4. Where reporting agrees and where it diverges — reconciling discrepancies in named plaintiffs and emphases

Reporting is consistent on the broad outlines—the existence of a dozen Democratic‑led state plaintiffs and multiple private suits contesting the tariffs—but diverges on which private entities are named and whether certain civil‑liberties groups are plaintiffs or amici. Some pieces list specific companies and local businesses harmed by the tariffs, while other articles limit discussion to state attorneys general or describe private suits generically as “small businesses” without naming them [4] [5]. These discrepancies stem from coverage of distinct filings: state AGs filed a consolidated complaint, private businesses filed separate suits in different jurisdictions, and advocacy organizations pursued related legal theories, creating overlapping but not identical plaintiff rosters [3] [1]. Readers should treat any single list as partial and understand that litigation is plural and evolving.

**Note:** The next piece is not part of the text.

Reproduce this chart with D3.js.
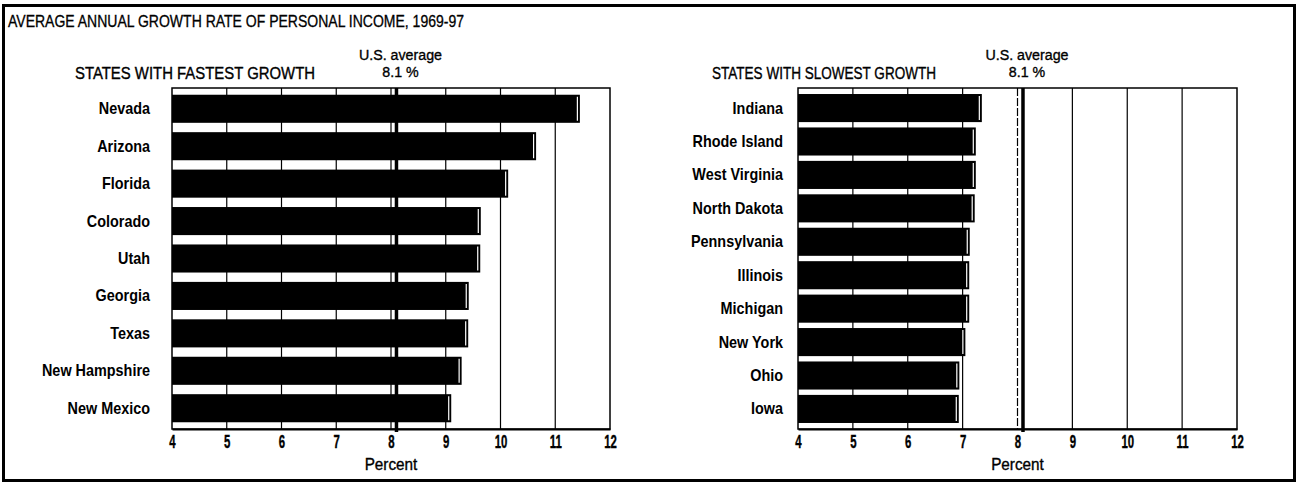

5. What the litigation stakes are — economic relief, limits on executive authority, and political implications

The combined lawsuits seek both practical relief—injunctive orders to stop tariff enforcement and, in some private suits, monetary compensation—and doctrinal rulings that would curtail unilateral executive tariff powers under IEEPA. A favorable ruling for plaintiffs could compel administrative rollback, clarify statutory limits on emergency economic authority, and constrain future presidents’ ability to bypass Congress on international trade measures [1] [2]. Conversely, a decision upholding the tariffs could validate broad executive latitude in economic emergencies and reshape trade policy tools available to presidents. Media accounts stress both the immediate economic stakes for affected businesses and states, and the longer‑term constitutional question about the separation of powers in economic policymaking [5] [7].